| Set task |
Retype the records below from their first line through the line holding "var leftRadialLineCos = [0.8, 0.8, -0.8, -0.8];", including both ends and no pictures.

— Start of Records supplied —

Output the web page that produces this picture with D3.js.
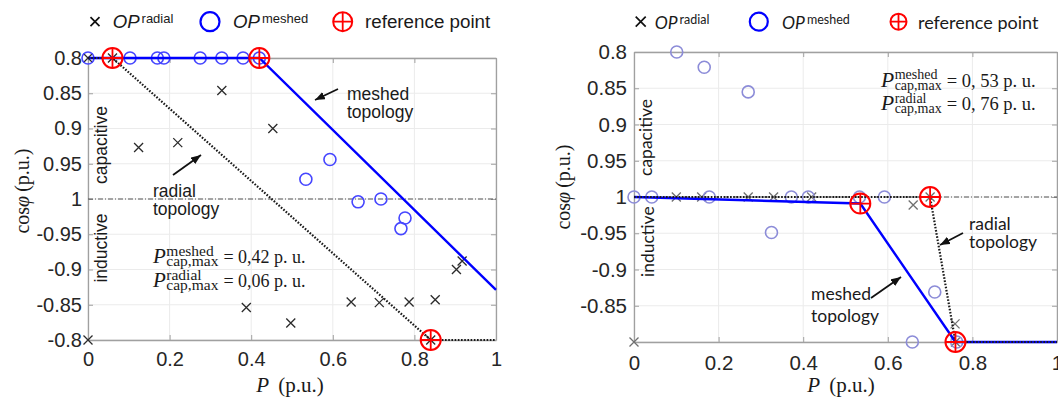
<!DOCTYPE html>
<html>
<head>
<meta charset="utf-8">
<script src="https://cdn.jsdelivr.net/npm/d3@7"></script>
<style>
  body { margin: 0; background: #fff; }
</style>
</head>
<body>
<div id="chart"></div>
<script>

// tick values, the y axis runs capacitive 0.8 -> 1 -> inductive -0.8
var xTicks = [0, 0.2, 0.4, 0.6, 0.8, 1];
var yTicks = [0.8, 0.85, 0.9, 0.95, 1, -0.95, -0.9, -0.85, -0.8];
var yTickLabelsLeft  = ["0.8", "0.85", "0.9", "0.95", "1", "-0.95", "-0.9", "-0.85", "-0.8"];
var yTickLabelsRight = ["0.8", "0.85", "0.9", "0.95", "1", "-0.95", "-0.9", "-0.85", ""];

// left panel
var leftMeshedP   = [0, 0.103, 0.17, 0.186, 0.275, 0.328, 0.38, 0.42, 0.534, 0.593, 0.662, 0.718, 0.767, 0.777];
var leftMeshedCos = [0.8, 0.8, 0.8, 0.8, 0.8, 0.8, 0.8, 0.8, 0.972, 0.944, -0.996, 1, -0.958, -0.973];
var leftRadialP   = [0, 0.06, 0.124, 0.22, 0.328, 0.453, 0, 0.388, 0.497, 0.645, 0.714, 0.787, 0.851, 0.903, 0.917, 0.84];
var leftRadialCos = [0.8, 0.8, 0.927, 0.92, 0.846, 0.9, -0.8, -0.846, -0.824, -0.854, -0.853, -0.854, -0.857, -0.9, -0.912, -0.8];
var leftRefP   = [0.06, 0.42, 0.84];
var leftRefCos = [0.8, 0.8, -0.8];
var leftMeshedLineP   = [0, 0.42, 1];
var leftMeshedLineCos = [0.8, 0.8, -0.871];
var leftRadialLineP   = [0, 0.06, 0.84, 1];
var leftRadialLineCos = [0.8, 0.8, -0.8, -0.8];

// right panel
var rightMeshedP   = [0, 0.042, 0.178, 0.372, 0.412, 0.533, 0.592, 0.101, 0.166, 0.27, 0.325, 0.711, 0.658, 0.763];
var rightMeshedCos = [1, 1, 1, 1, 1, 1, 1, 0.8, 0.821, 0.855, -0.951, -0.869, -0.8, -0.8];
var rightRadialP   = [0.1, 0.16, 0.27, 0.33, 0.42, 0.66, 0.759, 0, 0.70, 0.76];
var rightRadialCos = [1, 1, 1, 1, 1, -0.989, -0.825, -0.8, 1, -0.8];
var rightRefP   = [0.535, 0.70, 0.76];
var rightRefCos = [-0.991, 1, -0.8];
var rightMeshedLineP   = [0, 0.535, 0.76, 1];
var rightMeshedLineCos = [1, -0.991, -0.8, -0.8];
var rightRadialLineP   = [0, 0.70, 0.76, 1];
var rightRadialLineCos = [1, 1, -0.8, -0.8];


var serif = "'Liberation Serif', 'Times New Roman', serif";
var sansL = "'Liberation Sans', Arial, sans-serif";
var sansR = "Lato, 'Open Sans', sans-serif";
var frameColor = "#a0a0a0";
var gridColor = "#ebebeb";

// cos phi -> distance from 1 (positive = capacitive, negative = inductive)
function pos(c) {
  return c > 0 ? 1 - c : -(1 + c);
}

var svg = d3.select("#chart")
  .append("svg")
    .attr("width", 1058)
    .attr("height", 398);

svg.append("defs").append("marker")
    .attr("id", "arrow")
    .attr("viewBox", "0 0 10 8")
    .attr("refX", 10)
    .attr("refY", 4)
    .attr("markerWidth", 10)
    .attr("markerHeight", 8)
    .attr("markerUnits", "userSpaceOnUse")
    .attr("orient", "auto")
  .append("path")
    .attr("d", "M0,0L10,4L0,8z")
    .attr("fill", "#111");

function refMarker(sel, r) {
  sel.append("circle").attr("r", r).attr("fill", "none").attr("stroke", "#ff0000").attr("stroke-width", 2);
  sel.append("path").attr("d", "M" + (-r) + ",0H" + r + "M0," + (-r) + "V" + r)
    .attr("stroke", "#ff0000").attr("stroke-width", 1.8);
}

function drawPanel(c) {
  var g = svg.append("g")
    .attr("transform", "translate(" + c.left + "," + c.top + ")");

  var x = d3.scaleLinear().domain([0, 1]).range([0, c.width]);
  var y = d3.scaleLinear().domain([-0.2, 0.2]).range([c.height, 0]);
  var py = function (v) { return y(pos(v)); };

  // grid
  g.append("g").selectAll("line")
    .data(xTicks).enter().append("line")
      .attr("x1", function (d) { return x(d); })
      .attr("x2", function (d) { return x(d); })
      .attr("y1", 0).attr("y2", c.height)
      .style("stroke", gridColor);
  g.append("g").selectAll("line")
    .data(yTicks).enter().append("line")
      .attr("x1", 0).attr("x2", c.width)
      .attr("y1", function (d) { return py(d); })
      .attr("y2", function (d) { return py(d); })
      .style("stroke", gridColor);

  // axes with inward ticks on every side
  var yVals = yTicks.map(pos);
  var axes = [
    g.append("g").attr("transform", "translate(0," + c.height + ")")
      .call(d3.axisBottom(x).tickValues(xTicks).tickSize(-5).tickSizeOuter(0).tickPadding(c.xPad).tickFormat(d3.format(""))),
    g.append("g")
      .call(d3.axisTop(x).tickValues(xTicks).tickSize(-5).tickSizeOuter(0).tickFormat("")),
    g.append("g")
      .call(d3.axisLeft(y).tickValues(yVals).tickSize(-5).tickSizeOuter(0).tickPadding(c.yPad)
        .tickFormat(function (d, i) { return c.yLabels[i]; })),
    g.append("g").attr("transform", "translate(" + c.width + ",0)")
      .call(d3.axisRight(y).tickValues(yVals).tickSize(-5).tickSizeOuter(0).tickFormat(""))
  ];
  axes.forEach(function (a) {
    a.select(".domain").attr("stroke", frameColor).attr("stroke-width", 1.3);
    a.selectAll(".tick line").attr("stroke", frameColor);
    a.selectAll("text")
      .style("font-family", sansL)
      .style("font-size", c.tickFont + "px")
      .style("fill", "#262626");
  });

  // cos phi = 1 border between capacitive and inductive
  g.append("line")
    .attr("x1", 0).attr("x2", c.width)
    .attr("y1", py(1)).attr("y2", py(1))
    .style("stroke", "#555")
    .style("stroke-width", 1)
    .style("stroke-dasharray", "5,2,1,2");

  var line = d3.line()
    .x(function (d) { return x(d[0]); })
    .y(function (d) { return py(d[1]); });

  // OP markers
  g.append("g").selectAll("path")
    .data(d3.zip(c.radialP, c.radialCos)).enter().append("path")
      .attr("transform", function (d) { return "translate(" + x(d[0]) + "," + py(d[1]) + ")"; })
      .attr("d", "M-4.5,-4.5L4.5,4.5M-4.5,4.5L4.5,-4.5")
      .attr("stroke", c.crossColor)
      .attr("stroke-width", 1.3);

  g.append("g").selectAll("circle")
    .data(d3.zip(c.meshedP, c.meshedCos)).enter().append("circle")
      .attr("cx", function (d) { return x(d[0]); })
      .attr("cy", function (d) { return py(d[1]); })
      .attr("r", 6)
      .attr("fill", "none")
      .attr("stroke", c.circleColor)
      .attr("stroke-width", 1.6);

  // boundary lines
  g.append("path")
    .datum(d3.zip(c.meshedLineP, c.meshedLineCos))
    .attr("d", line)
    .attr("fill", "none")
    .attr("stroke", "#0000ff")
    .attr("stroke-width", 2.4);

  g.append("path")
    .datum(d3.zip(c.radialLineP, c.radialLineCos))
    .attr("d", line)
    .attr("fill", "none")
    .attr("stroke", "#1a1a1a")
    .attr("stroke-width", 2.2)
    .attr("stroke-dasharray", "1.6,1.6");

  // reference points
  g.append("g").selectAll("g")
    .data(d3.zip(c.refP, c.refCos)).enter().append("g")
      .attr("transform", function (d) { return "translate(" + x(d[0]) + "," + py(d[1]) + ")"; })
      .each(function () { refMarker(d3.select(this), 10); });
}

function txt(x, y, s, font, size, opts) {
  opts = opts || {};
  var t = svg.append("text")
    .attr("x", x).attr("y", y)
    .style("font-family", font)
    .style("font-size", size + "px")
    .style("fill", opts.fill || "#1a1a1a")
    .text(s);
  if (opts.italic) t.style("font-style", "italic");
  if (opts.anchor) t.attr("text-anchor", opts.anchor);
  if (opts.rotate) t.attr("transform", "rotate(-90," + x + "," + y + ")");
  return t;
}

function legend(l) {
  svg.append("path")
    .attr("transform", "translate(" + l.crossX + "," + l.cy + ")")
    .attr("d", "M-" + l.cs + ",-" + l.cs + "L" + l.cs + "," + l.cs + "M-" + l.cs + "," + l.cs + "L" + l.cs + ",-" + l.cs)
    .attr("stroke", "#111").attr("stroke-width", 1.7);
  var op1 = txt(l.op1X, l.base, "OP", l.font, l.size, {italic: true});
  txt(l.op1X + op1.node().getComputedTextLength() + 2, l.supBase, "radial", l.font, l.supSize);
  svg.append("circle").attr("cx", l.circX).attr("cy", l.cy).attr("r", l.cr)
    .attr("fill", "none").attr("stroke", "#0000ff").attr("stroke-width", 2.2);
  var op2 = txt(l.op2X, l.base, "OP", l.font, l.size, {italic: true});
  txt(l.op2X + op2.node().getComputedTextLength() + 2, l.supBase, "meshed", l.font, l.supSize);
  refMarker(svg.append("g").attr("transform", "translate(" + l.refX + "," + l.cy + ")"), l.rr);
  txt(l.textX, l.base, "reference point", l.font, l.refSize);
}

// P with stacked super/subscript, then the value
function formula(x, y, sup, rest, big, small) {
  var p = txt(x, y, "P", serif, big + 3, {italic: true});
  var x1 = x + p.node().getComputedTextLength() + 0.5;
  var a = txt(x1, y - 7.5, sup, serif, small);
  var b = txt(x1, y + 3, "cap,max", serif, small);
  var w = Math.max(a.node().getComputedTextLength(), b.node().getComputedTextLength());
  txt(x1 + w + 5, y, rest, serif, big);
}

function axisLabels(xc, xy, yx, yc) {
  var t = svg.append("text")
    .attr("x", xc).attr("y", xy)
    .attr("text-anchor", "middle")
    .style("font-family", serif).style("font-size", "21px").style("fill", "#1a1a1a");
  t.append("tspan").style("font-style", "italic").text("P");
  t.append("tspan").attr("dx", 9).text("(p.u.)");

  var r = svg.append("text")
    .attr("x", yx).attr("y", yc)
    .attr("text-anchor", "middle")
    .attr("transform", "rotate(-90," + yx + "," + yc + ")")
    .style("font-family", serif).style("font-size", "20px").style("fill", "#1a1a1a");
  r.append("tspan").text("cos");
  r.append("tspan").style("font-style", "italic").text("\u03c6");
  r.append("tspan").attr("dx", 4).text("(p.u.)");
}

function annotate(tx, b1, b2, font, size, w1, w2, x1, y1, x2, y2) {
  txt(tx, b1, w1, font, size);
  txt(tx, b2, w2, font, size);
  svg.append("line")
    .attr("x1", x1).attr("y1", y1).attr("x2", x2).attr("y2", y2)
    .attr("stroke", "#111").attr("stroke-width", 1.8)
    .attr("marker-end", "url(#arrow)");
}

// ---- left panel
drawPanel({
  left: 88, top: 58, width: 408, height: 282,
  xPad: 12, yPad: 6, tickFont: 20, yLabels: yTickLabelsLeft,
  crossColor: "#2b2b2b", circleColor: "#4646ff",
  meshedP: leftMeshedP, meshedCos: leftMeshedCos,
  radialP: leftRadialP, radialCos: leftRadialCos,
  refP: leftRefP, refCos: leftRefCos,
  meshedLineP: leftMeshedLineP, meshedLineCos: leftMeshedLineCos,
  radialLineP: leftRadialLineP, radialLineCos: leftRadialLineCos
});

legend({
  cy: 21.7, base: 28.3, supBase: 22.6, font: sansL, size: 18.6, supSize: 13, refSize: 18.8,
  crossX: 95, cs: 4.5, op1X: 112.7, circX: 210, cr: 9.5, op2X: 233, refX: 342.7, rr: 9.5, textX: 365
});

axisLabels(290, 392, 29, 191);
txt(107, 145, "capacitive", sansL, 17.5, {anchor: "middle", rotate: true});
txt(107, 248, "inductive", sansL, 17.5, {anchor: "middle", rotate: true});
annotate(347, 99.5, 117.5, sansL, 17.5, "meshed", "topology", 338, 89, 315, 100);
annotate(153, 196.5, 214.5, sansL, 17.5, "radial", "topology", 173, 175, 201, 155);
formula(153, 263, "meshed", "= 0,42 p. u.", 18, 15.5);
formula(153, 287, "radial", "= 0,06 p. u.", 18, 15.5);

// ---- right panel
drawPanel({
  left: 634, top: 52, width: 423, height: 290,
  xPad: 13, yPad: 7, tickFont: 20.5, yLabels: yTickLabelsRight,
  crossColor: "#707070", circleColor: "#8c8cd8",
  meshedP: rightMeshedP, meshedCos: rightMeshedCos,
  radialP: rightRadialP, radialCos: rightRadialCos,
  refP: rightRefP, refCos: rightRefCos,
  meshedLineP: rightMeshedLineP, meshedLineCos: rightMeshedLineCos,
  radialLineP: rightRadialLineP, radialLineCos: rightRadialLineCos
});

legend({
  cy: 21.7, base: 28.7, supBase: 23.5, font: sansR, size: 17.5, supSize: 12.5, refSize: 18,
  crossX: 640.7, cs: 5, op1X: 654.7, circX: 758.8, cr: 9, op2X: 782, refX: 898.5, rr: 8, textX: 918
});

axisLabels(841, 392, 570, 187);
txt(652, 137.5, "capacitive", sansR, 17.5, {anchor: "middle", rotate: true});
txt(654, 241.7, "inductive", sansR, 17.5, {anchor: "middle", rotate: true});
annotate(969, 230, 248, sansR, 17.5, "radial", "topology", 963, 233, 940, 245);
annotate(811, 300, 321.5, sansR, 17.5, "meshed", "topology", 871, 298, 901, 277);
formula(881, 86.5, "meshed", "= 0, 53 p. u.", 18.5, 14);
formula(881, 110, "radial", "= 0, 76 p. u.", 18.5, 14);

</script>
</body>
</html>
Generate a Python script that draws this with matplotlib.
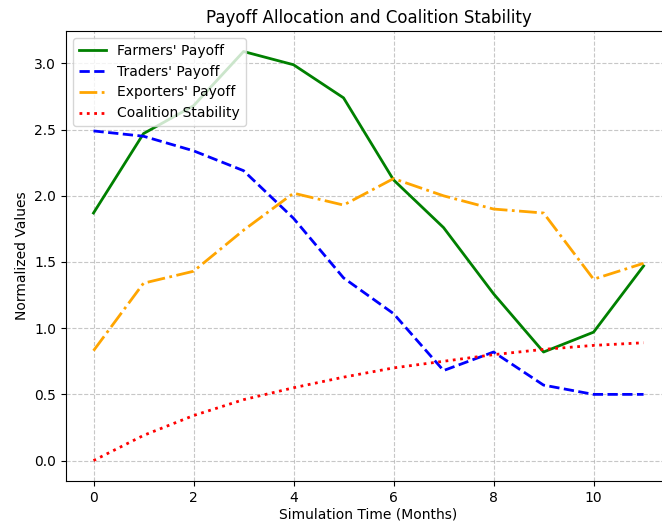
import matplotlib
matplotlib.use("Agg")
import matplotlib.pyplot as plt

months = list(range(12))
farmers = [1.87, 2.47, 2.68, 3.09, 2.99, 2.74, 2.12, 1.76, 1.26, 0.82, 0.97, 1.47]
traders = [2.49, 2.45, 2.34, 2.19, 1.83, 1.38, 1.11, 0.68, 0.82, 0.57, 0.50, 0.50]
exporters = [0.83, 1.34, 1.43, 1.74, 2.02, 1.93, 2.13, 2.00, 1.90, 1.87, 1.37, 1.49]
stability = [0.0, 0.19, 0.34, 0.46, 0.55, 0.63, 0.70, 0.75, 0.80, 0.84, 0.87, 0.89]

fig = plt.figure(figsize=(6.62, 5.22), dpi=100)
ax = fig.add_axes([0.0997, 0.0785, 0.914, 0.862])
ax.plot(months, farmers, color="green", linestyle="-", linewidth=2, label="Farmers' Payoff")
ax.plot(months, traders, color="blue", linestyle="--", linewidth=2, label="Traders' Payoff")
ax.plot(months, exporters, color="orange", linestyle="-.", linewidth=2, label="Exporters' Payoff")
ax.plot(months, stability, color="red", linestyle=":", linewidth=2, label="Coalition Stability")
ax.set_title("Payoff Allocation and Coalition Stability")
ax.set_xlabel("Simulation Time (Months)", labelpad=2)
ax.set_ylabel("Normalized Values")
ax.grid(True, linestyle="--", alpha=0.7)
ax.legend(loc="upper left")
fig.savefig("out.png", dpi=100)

— End of Records supplied —

| Result |
Output the web page that produces this picture with D3.js.
<!DOCTYPE html>
<html>
<head>
<meta charset="utf-8">
<script src="https://cdn.jsdelivr.net/npm/d3@7"></script>
<style>
  body { margin: 0; background: #fff; }
</style>
</head>
<body>
<div id="chart"></div>
<script>

// tick values, the y axis runs capacitive 0.8 -> 1 -> inductive -0.8
var xTicks = [0, 0.2, 0.4, 0.6, 0.8, 1];
var yTicks = [0.8, 0.85, 0.9, 0.95, 1, -0.95, -0.9, -0.85, -0.8];
var yTickLabelsLeft  = ["0.8", "0.85", "0.9", "0.95", "1", "-0.95", "-0.9", "-0.85", "-0.8"];
var yTickLabelsRight = ["0.8", "0.85", "0.9", "0.95", "1", "-0.95", "-0.9", "-0.85", ""];

// left panel
var leftMeshedP   = [0, 0.103, 0.17, 0.186, 0.275, 0.328, 0.38, 0.42, 0.534, 0.593, 0.662, 0.718, 0.767, 0.777];
var leftMeshedCos = [0.8, 0.8, 0.8, 0.8, 0.8, 0.8, 0.8, 0.8, 0.972, 0.944, -0.996, 1, -0.958, -0.973];
var leftRadialP   = [0, 0.06, 0.124, 0.22, 0.328, 0.453, 0, 0.388, 0.497, 0.645, 0.714, 0.787, 0.851, 0.903, 0.917, 0.84];
var leftRadialCos = [0.8, 0.8, 0.927, 0.92, 0.846, 0.9, -0.8, -0.846, -0.824, -0.854, -0.853, -0.854, -0.857, -0.9, -0.912, -0.8];
var leftRefP   = [0.06, 0.42, 0.84];
var leftRefCos = [0.8, 0.8, -0.8];
var leftMeshedLineP   = [0, 0.42, 1];
var leftMeshedLineCos = [0.8, 0.8, -0.871];
var leftRadialLineP   = [0, 0.06, 0.84, 1];
var leftRadialLineCos = [0.8, 0.8, -0.8, -0.8];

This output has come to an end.